DURCHGANGSLAND – TERRADIPASSAGGIO (2024)
Durchgangsland – Terradipassaggio unfolds in and around the construction site of what will become the longest railway tunnel in the world: the Brennero Basis Tunnel (BBT), located in the Isarco Valley, in Alto Adige – Südtirol.
The history of this borderland–both a place of transition and boundary, geographically and culturally–stands as a symbol of conflicting forces and timelines, both natural and artificial. It has been deeply shaped by the development of large-scale infrastructure projects since antiquity, and especially over the past two centuries: the natural and social landscape has been transformed over time by monumental works that brought in communities of foreign workers along with their own cultures, just as is happening today with the Brenner tunnel and the hundreds of laborers involved in its construction.
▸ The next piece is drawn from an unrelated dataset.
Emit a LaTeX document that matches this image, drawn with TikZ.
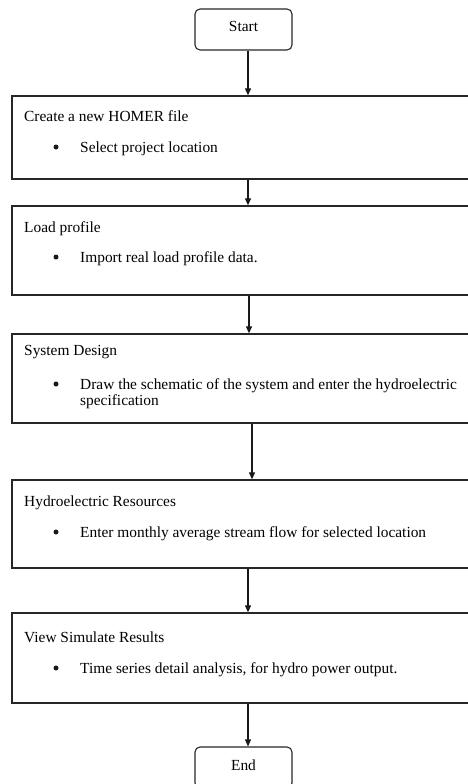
\documentclass[tikz,border=0pt]{standalone}
\usepackage{fontspec}
\setmainfont{Liberation Serif}
\usetikzlibrary{arrows.meta,positioning}

\begin{document}
\begin{tikzpicture}[
    x=1pt, y=-1pt,
    terminal/.style={
        rectangle, rounded corners=5pt,
        draw=black!85, line width=1.1pt,
        minimum width=97pt, minimum height=41pt,
        inner sep=0pt,
    },
    stepbox/.style={
        rectangle,
        draw=black!85, line width=1.3pt,
        minimum width=463pt,
        inner sep=0pt,
    },
    txt/.style={
        anchor=base west, inner sep=0pt,
        font=\fontsize{15.4}{17}\selectfont,
    },
    dot/.style={
        circle, fill=black!90, inner sep=0pt, minimum size=5pt,
    },
    arrow/.style={
        -{Triangle[width=6pt,length=7pt]}, line width=1.1pt, black!90,
    },
]
\useasboundingbox (0,0) rectangle (467,784);

% terminals
\node[terminal] (start) at (243.5, 29.5) {};
\node[txt, anchor=base] at (243.5, 32) {Start};
\node[terminal] (end) at (243.5, 767.5) {};
\node[txt, anchor=base] at (243.5, 770) {End};

% process boxes
\node[stepbox, minimum height=83pt] (homer) at (243.5, 137.5) {};
\node[stepbox, minimum height=89pt] (load) at (243.5, 250.5) {};
\node[stepbox, minimum height=89pt] (design) at (243.5, 378.5) {};
\node[stepbox, minimum height=88pt] (hydro) at (243.5, 524) {};
\node[stepbox, minimum height=90pt] (results) at (243.5, 658) {};

% box texts
\node[txt] (homer-t) at (24, 121) {Create a new HOMER file};
\node[dot] (homer-d) at (56, 147) {};
\node[txt] (homer-i) at (80, 152) {Select project location};

\node[txt] (load-t) at (24, 232) {Load profile};
\node[dot] (load-d) at (56, 257) {};
\node[txt] (load-i) at (80, 262) {Import real load profile data.};

\node[txt] (design-t) at (24, 355) {System Design};
\node[dot] (design-d) at (56, 384) {};
\node[txt] (design-i) at (80, 389) {Draw the schematic of the system and enter the hydroelectric};
\node[txt] (design-j) at (80, 405) {specification};

\node[txt] (hydro-t) at (24, 506) {Hydroelectric Resources};
\node[dot] (hydro-d) at (56, 532) {};
\node[txt] (hydro-i) at (80, 537) {Enter monthly average stream flow for selected location};

\node[txt] (results-t) at (24, 642) {View Simulate Results};
\node[dot] (results-d) at (56, 668) {};
\node[txt] (results-i) at (80, 673) {Time series detail analysis, for hydro power output.};

% arrows
\draw[arrow] ([xshift=4.5pt]start.south) -- ([xshift=4.5pt]start.south |- homer.north);
\draw[arrow] ([xshift=4.5pt]homer.south) -- ([xshift=4.5pt]homer.south |- load.north);
\draw[arrow] ([xshift=5.5pt]load.south) -- ([xshift=5.5pt]load.south |- design.north);
\draw[arrow] ([xshift=8.5pt]design.south) -- ([xshift=8.5pt]design.south |- hydro.north);
\draw[arrow] ([xshift=4.5pt]hydro.south) -- ([xshift=4.5pt]hydro.south |- results.north);
\draw[arrow] ([xshift=4.5pt]results.south) -- ([xshift=4.5pt]results.south |- end.north);

\end{tikzpicture}
\end{document}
The project opens with a prologue that, through visual notes and texts by Stefano Riba, explores the territory surrounding the Italian construction site—specifically, the municipalities in the Isarco Valley between Fortezza-Franzensfeste and Mules—focusing on its historical layers and drawing parallels between similar dynamics across different time periods (including the era of the Roman customs station, the construction of the Fortezza Fortress, the national road, the railway, the Fortezza dam, and the Brenner motorway).
In the present day, counterbalancing the underground mineral spaces of the cross-border tunnel works are the temporary villages that house the workers in the alpine valley: essential structures made of housing containers, where hundreds of workers—mainly from southern Italy, and especially Calabria—live for extended periods, sometimes as long as eight to ten years.
The core focus of the research lies in the work and living spaces of these workers, and how they inhabit these environments. Certain spaces (communal areas like the canteen and bar, private rooms, corners of the construction site, and underground offices) become places where an attempt is made to reconstruct a sense of “home,” a sense of familiarity, within a deeply transitory condition and a daily life shaped by intense work shifts and occasional returns to Calabria whenever free time allows.
Despite the massive scale of the project, the BBT construction site is mostly underground and hidden, and the temporary villages remain isolated from the surrounding context. This parallel universe appears both alienating and captivating. The workers who inhabit these places—miners, but also electricians, maintenance staff, and various specialized laborers—form a temporary community, largely detached from the host territory, yet united by shared roots and a common, “displaced” way of life, often invisible to the local population and largely absent from public discourse.
Durchgangsland – Terradipassaggio aims to be both a tribute to these workers and a reflection on our development model, as well as on what remains unseen in the contemporary landscape, where translation—linguistic, cultural, and in terms of how we engage with the land—plays a central role.
Durchgangsland – Terradipassaggio was developed through a series of artist residencies held in South Tyrol in 2024, invited by Foto Forum Bolzano and curated by Stefano Riba.